Data block:
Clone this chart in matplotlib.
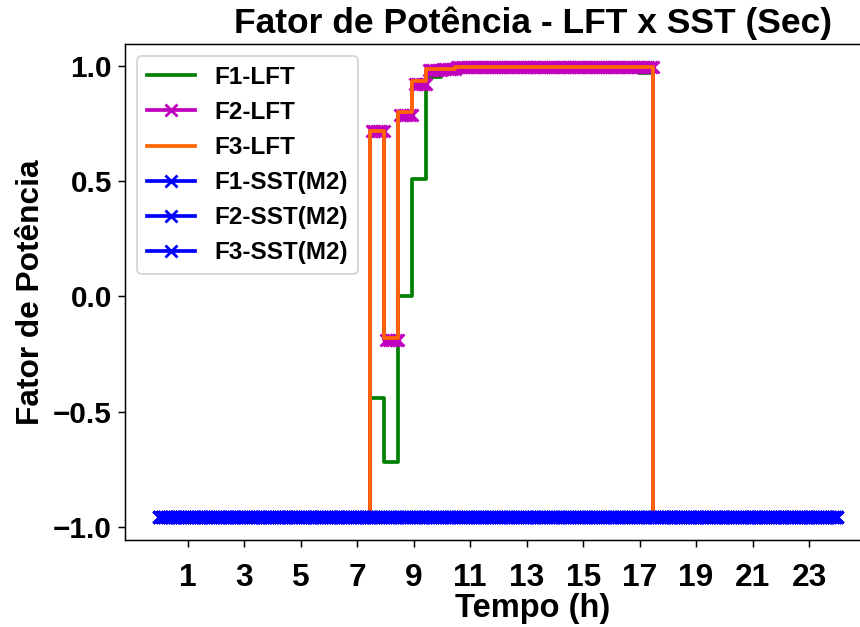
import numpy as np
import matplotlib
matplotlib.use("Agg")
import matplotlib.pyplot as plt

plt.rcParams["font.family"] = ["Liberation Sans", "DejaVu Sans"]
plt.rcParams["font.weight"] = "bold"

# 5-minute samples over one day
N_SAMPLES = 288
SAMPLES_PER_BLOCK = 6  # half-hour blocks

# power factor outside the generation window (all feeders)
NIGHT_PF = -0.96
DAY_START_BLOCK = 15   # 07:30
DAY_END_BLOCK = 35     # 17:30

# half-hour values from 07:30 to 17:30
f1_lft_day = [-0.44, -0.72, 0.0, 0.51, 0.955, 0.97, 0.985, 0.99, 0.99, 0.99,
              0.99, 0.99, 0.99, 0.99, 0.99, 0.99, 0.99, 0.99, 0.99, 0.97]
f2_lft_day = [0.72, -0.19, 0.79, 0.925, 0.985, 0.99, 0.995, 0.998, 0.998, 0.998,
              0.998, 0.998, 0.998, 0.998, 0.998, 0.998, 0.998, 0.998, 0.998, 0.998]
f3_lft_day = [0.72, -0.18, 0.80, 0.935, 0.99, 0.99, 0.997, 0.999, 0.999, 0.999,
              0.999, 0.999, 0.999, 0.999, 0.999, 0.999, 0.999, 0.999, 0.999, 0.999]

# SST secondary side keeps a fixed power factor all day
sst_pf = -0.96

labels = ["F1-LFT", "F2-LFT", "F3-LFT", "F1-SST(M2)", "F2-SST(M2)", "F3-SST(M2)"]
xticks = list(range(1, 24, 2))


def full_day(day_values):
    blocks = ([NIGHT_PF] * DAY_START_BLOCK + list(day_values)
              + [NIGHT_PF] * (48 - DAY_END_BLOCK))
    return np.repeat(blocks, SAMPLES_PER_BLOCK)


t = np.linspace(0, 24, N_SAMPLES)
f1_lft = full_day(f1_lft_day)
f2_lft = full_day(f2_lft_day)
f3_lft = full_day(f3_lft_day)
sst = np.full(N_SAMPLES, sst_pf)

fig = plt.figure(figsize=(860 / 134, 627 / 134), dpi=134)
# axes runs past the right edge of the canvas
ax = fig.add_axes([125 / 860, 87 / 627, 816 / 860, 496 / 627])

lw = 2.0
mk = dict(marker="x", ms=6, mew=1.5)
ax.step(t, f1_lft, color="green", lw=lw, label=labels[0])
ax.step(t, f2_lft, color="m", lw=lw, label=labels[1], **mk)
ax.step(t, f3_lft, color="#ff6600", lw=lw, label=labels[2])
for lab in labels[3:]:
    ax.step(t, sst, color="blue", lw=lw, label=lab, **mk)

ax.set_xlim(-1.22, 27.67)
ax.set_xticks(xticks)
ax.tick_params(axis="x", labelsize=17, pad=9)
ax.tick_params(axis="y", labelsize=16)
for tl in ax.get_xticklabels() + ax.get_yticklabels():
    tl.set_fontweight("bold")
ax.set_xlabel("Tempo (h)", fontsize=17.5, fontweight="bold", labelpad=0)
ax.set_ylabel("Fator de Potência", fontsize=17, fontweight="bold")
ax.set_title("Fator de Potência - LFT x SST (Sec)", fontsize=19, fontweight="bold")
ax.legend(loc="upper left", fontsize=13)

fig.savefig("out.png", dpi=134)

Stated goal: Write out the full set of lines verbatim, without the pictures.

Written solution:
Clone this chart in matplotlib.
import numpy as np
import matplotlib
matplotlib.use("Agg")
import matplotlib.pyplot as plt

plt.rcParams["font.family"] = ["Liberation Sans", "DejaVu Sans"]
plt.rcParams["font.weight"] = "bold"

# 5-minute samples over one day
N_SAMPLES = 288
SAMPLES_PER_BLOCK = 6  # half-hour blocks

# power factor outside the generation window (all feeders)
NIGHT_PF = -0.96
DAY_START_BLOCK = 15   # 07:30
DAY_END_BLOCK = 35     # 17:30

# half-hour values from 07:30 to 17:30
f1_lft_day = [-0.44, -0.72, 0.0, 0.51, 0.955, 0.97, 0.985, 0.99, 0.99, 0.99,
              0.99, 0.99, 0.99, 0.99, 0.99, 0.99, 0.99, 0.99, 0.99, 0.97]
f2_lft_day = [0.72, -0.19, 0.79, 0.925, 0.985, 0.99, 0.995, 0.998, 0.998, 0.998,
              0.998, 0.998, 0.998, 0.998, 0.998, 0.998, 0.998, 0.998, 0.998, 0.998]
f3_lft_day = [0.72, -0.18, 0.80, 0.935, 0.99, 0.99, 0.997, 0.999, 0.999, 0.999,
              0.999, 0.999, 0.999, 0.999, 0.999, 0.999, 0.999, 0.999, 0.999, 0.999]

# SST secondary side keeps a fixed power factor all day
sst_pf = -0.96

labels = ["F1-LFT", "F2-LFT", "F3-LFT", "F1-SST(M2)", "F2-SST(M2)", "F3-SST(M2)"]
xticks = list(range(1, 24, 2))


def full_day(day_values):
    blocks = ([NIGHT_PF] * DAY_START_BLOCK + list(day_values)
              + [NIGHT_PF] * (48 - DAY_END_BLOCK))
    return np.repeat(blocks, SAMPLES_PER_BLOCK)


t = np.linspace(0, 24, N_SAMPLES)
f1_lft = full_day(f1_lft_day)
f2_lft = full_day(f2_lft_day)
f3_lft = full_day(f3_lft_day)
sst = np.full(N_SAMPLES, sst_pf)

fig = plt.figure(figsize=(860 / 134, 627 / 134), dpi=134)
# axes runs past the right edge of the canvas
ax = fig.add_axes([125 / 860, 87 / 627, 816 / 860, 496 / 627])

lw = 2.0
mk = dict(marker="x", ms=6, mew=1.5)
ax.step(t, f1_lft, color="green", lw=lw, label=labels[0])
ax.step(t, f2_lft, color="m", lw=lw, label=labels[1], **mk)
ax.step(t, f3_lft, color="#ff6600", lw=lw, label=labels[2])
for lab in labels[3:]:
    ax.step(t, sst, color="blue", lw=lw, label=lab, **mk)

ax.set_xlim(-1.22, 27.67)
ax.set_xticks(xticks)
ax.tick_params(axis="x", labelsize=17, pad=9)
ax.tick_params(axis="y", labelsize=16)
for tl in ax.get_xticklabels() + ax.get_yticklabels():
    tl.set_fontweight("bold")
ax.set_xlabel("Tempo (h)", fontsize=17.5, fontweight="bold", labelpad=0)
ax.set_ylabel("Fator de Potência", fontsize=17, fontweight="bold")
ax.set_title("Fator de Potência - LFT x SST (Sec)", fontsize=19, fontweight="bold")
ax.legend(loc="upper left", fontsize=13)

fig.savefig("out.png", dpi=134)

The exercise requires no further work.